**AIM:** Across the entries below, count the lines in which the word "code" occurs. Reply with the count alone.

**DATA ENTRIES:**
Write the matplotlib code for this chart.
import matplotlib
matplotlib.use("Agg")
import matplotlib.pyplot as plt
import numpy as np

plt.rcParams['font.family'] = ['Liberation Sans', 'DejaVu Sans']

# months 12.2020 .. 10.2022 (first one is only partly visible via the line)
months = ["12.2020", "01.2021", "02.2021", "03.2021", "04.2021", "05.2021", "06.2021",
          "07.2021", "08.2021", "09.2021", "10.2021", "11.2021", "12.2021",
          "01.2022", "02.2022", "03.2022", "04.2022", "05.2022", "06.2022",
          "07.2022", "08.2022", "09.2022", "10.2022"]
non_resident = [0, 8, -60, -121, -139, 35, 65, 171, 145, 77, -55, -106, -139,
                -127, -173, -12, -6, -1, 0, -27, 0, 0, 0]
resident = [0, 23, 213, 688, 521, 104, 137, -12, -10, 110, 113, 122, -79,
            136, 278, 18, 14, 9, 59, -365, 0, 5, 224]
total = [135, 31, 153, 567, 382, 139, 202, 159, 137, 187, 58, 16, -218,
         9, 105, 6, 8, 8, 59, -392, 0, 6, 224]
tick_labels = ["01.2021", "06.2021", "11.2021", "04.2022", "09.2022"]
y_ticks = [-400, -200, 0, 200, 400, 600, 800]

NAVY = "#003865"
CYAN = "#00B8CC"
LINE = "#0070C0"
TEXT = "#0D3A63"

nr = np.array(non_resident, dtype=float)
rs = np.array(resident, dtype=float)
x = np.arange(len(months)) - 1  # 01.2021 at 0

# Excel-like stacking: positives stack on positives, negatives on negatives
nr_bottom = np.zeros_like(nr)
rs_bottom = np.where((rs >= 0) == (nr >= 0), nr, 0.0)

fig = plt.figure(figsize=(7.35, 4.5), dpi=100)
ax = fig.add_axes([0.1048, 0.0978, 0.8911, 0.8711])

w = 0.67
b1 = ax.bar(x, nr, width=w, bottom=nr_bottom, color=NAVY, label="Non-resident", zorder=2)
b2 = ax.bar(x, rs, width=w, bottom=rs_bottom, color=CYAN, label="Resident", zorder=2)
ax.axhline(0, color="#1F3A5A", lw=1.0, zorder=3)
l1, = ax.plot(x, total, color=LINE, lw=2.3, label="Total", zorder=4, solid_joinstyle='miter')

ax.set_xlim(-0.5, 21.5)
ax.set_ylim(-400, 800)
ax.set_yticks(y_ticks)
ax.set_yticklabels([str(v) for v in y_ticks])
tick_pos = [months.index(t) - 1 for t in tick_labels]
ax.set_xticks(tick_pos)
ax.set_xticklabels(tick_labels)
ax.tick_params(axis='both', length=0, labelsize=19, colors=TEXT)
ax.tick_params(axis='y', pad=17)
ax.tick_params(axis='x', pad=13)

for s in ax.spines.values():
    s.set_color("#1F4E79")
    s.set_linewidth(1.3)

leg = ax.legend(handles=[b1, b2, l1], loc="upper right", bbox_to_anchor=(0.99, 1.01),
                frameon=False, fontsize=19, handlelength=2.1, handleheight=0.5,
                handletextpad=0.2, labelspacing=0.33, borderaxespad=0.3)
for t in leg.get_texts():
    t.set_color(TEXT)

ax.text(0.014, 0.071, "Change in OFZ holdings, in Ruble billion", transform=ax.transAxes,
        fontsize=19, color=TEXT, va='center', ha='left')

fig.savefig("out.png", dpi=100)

--

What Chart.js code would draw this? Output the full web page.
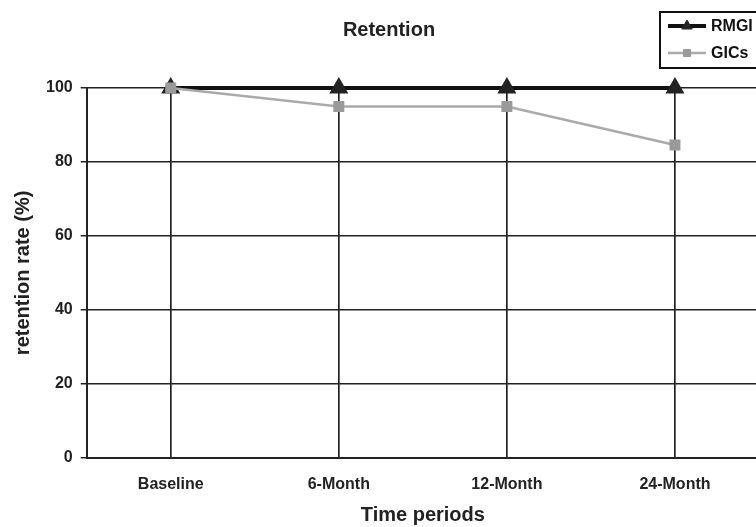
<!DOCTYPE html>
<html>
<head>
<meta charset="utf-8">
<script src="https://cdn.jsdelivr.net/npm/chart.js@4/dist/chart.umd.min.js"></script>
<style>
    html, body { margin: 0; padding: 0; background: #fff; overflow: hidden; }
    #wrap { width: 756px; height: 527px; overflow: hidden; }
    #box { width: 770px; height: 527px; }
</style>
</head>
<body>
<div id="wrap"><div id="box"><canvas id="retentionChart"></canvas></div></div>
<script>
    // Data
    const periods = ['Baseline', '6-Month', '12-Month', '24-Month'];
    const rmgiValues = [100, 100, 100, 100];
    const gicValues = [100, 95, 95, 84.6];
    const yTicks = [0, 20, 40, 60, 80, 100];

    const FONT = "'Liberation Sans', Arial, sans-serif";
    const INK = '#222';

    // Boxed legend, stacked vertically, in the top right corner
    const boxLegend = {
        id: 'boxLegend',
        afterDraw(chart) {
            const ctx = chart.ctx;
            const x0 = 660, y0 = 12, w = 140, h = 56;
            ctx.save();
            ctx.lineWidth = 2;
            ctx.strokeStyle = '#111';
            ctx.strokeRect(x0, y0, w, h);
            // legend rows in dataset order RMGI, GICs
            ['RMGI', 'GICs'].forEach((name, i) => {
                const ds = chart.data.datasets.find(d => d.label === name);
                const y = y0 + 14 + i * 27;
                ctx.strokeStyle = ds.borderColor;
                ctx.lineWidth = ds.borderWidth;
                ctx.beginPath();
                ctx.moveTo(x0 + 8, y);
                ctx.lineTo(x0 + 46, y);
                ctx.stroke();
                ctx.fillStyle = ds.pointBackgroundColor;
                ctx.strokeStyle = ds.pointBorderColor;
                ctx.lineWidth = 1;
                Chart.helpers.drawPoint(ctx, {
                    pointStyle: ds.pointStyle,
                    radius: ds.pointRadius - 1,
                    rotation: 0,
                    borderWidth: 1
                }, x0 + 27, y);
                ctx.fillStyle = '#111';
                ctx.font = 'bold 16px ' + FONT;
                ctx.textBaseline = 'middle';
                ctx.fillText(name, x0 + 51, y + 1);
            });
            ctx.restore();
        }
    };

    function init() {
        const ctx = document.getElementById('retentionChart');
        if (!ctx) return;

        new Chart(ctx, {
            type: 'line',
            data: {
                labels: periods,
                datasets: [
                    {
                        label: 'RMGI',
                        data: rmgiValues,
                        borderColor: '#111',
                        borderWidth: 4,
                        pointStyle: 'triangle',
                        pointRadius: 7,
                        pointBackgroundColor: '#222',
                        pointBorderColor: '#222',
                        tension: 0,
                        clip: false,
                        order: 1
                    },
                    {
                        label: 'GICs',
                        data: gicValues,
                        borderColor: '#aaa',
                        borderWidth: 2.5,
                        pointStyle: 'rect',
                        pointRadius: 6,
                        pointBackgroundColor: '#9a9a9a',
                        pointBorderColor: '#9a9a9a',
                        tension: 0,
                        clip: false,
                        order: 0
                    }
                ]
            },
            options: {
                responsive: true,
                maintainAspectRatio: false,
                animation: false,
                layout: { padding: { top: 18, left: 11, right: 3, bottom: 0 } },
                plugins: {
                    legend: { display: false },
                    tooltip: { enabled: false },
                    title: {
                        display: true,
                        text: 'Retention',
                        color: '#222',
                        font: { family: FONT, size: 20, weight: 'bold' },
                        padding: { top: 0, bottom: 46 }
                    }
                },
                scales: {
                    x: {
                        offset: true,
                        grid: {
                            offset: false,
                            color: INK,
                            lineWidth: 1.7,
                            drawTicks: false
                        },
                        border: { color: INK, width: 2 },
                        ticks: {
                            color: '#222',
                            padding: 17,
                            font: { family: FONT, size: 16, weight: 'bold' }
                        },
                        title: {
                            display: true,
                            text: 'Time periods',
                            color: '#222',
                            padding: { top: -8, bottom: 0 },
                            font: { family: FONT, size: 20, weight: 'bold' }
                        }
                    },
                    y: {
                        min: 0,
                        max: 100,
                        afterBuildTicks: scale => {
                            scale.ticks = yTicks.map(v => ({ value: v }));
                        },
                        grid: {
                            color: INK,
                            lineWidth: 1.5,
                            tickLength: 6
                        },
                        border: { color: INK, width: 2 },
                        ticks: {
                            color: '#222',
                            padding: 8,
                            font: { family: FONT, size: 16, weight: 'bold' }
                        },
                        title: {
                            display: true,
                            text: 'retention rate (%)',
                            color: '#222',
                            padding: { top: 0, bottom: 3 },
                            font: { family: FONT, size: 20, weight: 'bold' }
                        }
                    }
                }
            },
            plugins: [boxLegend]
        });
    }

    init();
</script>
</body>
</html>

---

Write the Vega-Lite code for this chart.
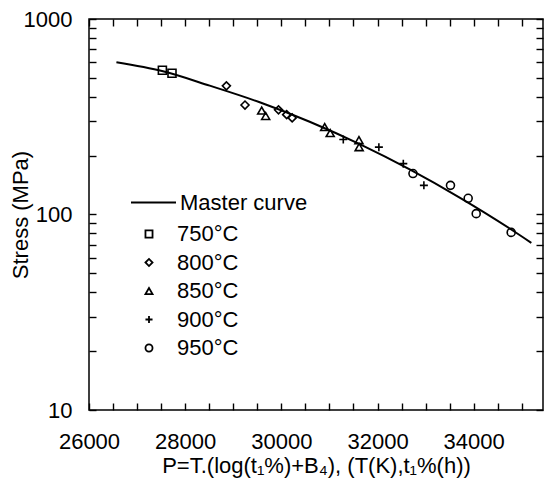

**RESULT OF THE TASK:** 3